Delivering the Tehran Friday Prayer, Hojatoleslam Kazem Seddiqi said, “The West’s inspection of Iran’s military sites would [be] counter to commandments of [the] Qur’an.”

He emphasized that “the [Supreme] Leader of the Revolution determines…[the] red lines of the regime” in the negotiations.

Iran’s Ambassador to the IAEA, Reza Najafi, reinforced the line with a denunciation of the Agency’s latest report, saying it repeated unsubstantiated allegations about possible military dimensions.

“The latest report, when compared to earlier ones, shows the IAEA has nothing new to present concerning the implementation of the Safeguards Agreement in Iran,” said Najafi.

Meanwhile, a US official said that “a lot of issues have gone about as far as they can go” without political decisions.

He maintained, ““We absolutely believe it is possible to get this done by June 30.” Rebuffing the statement of both Araqchi and French officials this week, the official said, “We are not contemplating an extension.”

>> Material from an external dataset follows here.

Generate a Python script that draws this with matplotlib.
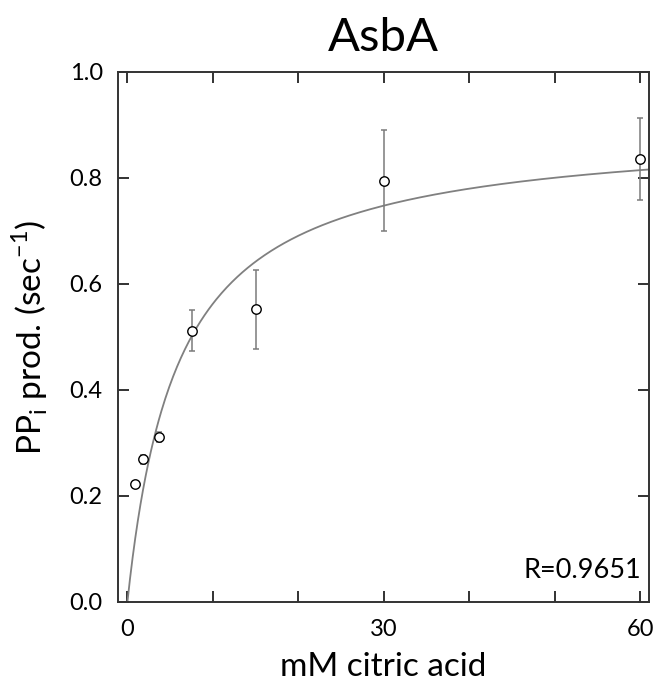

The unnamed source did not cite the inspections issue, instead saying that Iran has “always been very focused on the pace of sanctions relief”.


Rouhani Challenges Parliamentary Critics Over Nuclear Talks

President Rouhani has challenged the Government’s critics in Parliament over the nuclear talks: “The negotiating team moves within the framework of the Islamic establishment’s opinions and red lines and knows how to speak and is moving in the right path.”

A group of MPs — some linked to former President Mahmoud Ahmadinejad — have claimed that Iran’s negotiators are weak and not defending Tehran’s “red lines” in the talks with the 5+1 Powers. The challenge culminated in a closed-door meeting last Sunday with Mohammad Javad Zarif, in which one legislator was filmed loudly and angrily berating the Foreign Minister.

Rouhani told officials of Iran’s Interior Ministry, governors-general, and governors on Saturday that critics must speak “with honesty”. He asked, “Who has the right to talk to the diplomacy czar [Zarif] in an impolite tone? Where did that impoliteness come from?”